## Your objective:
Strip the pictures and reproduce the rest of the listing exactly.

## Data segment:
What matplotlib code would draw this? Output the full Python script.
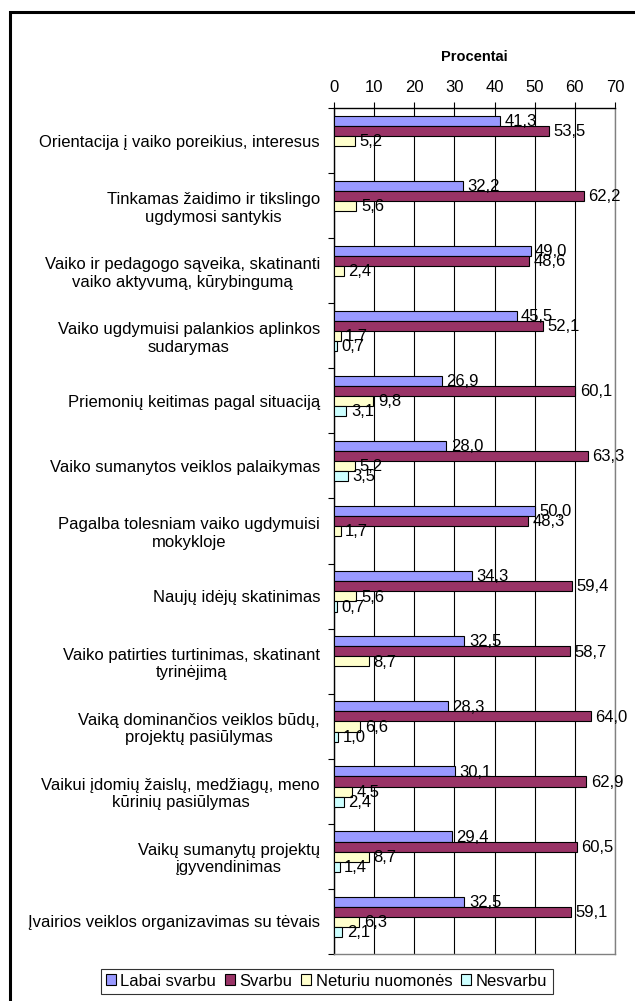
import numpy as np
import matplotlib.pyplot as plt
from matplotlib.patches import Rectangle

plt.rcParams['font.family'] = ['Liberation Sans', 'DejaVu Sans']

# Data
categories = [
    "Orientacija į vaiko poreikius, interesus",
    "Tinkamas žaidimo ir tikslingo\nugdymosi santykis",
    "Vaiko ir pedagogo sąveika, skatinanti\nvaiko aktyvumą, kūrybingumą",
    "Vaiko ugdymuisi palankios aplinkos\nsudarymas",
    "Priemonių keitimas pagal situaciją",
    "Vaiko sumanytos veiklos palaikymas",
    "Pagalba tolesniam vaiko ugdymuisi\nmokykloje",
    "Naujų idėjų skatinimas",
    "Vaiko patirties turtinimas, skatinant\ntyrinėjimą",
    "Vaiką dominančios veiklos būdų,\nprojektų pasiūlymas",
    "Vaikui įdomių žaislų, medžiagų, meno\nkūrinių pasiūlymas",
    "Vaikų sumanytų projektų\nįgyvendinimas",
    "Įvairios veiklos organizavimas su tėvais",
]
labai_svarbu = [41.3, 32.2, 49.0, 45.5, 26.9, 28.0, 50.0, 34.3, 32.5, 28.3, 30.1, 29.4, 32.5]
svarbu = [53.5, 62.2, 48.6, 52.1, 60.1, 63.3, 48.3, 59.4, 58.7, 64.0, 62.9, 60.5, 59.1]
neturiu_nuomones = [5.2, 5.6, 2.4, 1.7, 9.8, 5.2, 1.7, 5.6, 8.7, 6.6, 4.5, 8.7, 6.3]
nesvarbu = [0, 0, 0, 0.7, 3.1, 3.5, 0, 0.7, 0, 1.0, 2.4, 1.4, 2.1]

series = [
    ("Labai svarbu", labai_svarbu, "#9999FF"),
    ("Svarbu", svarbu, "#993366"),
    ("Neturiu nuomonės", neturiu_nuomones, "#FFFFCC"),
    ("Nesvarbu", nesvarbu, "#CCFFFF"),
]

fig = plt.figure(figsize=(6.35, 10.01), dpi=100)
ax = fig.add_axes([334 / 635, 1 - 954 / 1001, 281 / 635, 846 / 1001])

n = len(categories)
bar_h = 0.155
offset = 0.117
for k, (name, vals, color) in enumerate(series):
    vals = np.array(vals)
    idx = np.nonzero(vals > 0)[0]  # zero values are not drawn
    y = idx + offset + k * bar_h
    ax.barh(y, vals[idx], height=bar_h, align='edge', color=color,
            edgecolor='black', linewidth=0.8, label=name, zorder=3)
    for yy, v in zip(y, vals[idx]):
        ax.text(v + 1.1, yy + bar_h / 2 + 0.01, f"{v:.1f}".replace('.', ','),
                ha='left', va='center', fontsize=12, zorder=4)

ax.set_ylim(n, 0)
ax.set_xlim(0, 70)
ax.set_xticks(np.arange(0, 71, 10))
ax.xaxis.tick_top()
ax.tick_params(axis='x', which='major', length=4, width=0.8, labelsize=12, pad=5,
               direction='out', color='black')
ax.set_title("Procentai", fontsize=10.5, fontweight='bold', pad=34)

ax.set_yticks(np.arange(n) + 0.5)
ax.set_yticklabels(categories, fontsize=12)
for lab in ax.get_yticklabels():
    lab.set_multialignment('center')
ax.set_yticks(np.arange(n + 1), minor=True)
ax.tick_params(axis='y', which='major', length=0, pad=10)
ax.tick_params(axis='y', which='minor', length=4, width=0.8, direction='out')

ax.grid(axis='x', color='black', linewidth=0.8, zorder=0)
ax.spines['left'].set_color('black')
ax.spines['top'].set_color('black')
ax.spines['right'].set_color('#808080')
ax.spines['bottom'].set_color('#808080')
for s in ax.spines.values():
    s.set_linewidth(1.0)

leg = fig.legend(loc='center', bbox_to_anchor=(326.5 / 635, 1 - 981 / 1001), ncol=4,
                 fontsize=12, frameon=True, fancybox=False, edgecolor='black',
                 handlelength=0.6, handleheight=0.6, handletextpad=0.3,
                 columnspacing=0.5, borderpad=0.3, borderaxespad=0)
leg.get_frame().set_linewidth(0.8)

fig.patches.append(Rectangle((10 / 635, -0.1), 1.2, 1.1 - 12 / 1001,
                             transform=fig.transFigure, fill=False,
                             edgecolor='black', linewidth=2.2))

fig.savefig("out.png", dpi=100)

## Solution to this problem:
What matplotlib code would draw this? Output the full Python script.
import numpy as np
import matplotlib.pyplot as plt
from matplotlib.patches import Rectangle

plt.rcParams['font.family'] = ['Liberation Sans', 'DejaVu Sans']

# Data
categories = [
    "Orientacija į vaiko poreikius, interesus",
    "Tinkamas žaidimo ir tikslingo\nugdymosi santykis",
    "Vaiko ir pedagogo sąveika, skatinanti\nvaiko aktyvumą, kūrybingumą",
    "Vaiko ugdymuisi palankios aplinkos\nsudarymas",
    "Priemonių keitimas pagal situaciją",
    "Vaiko sumanytos veiklos palaikymas",
    "Pagalba tolesniam vaiko ugdymuisi\nmokykloje",
    "Naujų idėjų skatinimas",
    "Vaiko patirties turtinimas, skatinant\ntyrinėjimą",
    "Vaiką dominančios veiklos būdų,\nprojektų pasiūlymas",
    "Vaikui įdomių žaislų, medžiagų, meno\nkūrinių pasiūlymas",
    "Vaikų sumanytų projektų\nįgyvendinimas",
    "Įvairios veiklos organizavimas su tėvais",
]
labai_svarbu = [41.3, 32.2, 49.0, 45.5, 26.9, 28.0, 50.0, 34.3, 32.5, 28.3, 30.1, 29.4, 32.5]
svarbu = [53.5, 62.2, 48.6, 52.1, 60.1, 63.3, 48.3, 59.4, 58.7, 64.0, 62.9, 60.5, 59.1]
neturiu_nuomones = [5.2, 5.6, 2.4, 1.7, 9.8, 5.2, 1.7, 5.6, 8.7, 6.6, 4.5, 8.7, 6.3]
nesvarbu = [0, 0, 0, 0.7, 3.1, 3.5, 0, 0.7, 0, 1.0, 2.4, 1.4, 2.1]

series = [
    ("Labai svarbu", labai_svarbu, "#9999FF"),
    ("Svarbu", svarbu, "#993366"),
    ("Neturiu nuomonės", neturiu_nuomones, "#FFFFCC"),
    ("Nesvarbu", nesvarbu, "#CCFFFF"),
]

fig = plt.figure(figsize=(6.35, 10.01), dpi=100)
ax = fig.add_axes([334 / 635, 1 - 954 / 1001, 281 / 635, 846 / 1001])

n = len(categories)
bar_h = 0.155
offset = 0.117
for k, (name, vals, color) in enumerate(series):
    vals = np.array(vals)
    idx = np.nonzero(vals > 0)[0]  # zero values are not drawn
    y = idx + offset + k * bar_h
    ax.barh(y, vals[idx], height=bar_h, align='edge', color=color,
            edgecolor='black', linewidth=0.8, label=name, zorder=3)
    for yy, v in zip(y, vals[idx]):
        ax.text(v + 1.1, yy + bar_h / 2 + 0.01, f"{v:.1f}".replace('.', ','),
                ha='left', va='center', fontsize=12, zorder=4)

ax.set_ylim(n, 0)
ax.set_xlim(0, 70)
ax.set_xticks(np.arange(0, 71, 10))
ax.xaxis.tick_top()
ax.tick_params(axis='x', which='major', length=4, width=0.8, labelsize=12, pad=5,
               direction='out', color='black')
ax.set_title("Procentai", fontsize=10.5, fontweight='bold', pad=34)

ax.set_yticks(np.arange(n) + 0.5)
ax.set_yticklabels(categories, fontsize=12)
for lab in ax.get_yticklabels():
    lab.set_multialignment('center')
ax.set_yticks(np.arange(n + 1), minor=True)
ax.tick_params(axis='y', which='major', length=0, pad=10)
ax.tick_params(axis='y', which='minor', length=4, width=0.8, direction='out')

ax.grid(axis='x', color='black', linewidth=0.8, zorder=0)
ax.spines['left'].set_color('black')
ax.spines['top'].set_color('black')
ax.spines['right'].set_color('#808080')
ax.spines['bottom'].set_color('#808080')
for s in ax.spines.values():
    s.set_linewidth(1.0)

leg = fig.legend(loc='center', bbox_to_anchor=(326.5 / 635, 1 - 981 / 1001), ncol=4,
                 fontsize=12, frameon=True, fancybox=False, edgecolor='black',
                 handlelength=0.6, handleheight=0.6, handletextpad=0.3,
                 columnspacing=0.5, borderpad=0.3, borderaxespad=0)
leg.get_frame().set_linewidth(0.8)

fig.patches.append(Rectangle((10 / 635, -0.1), 1.2, 1.1 - 12 / 1001,
                             transform=fig.transFigure, fill=False,
                             edgecolor='black', linewidth=2.2))

fig.savefig("out.png", dpi=100)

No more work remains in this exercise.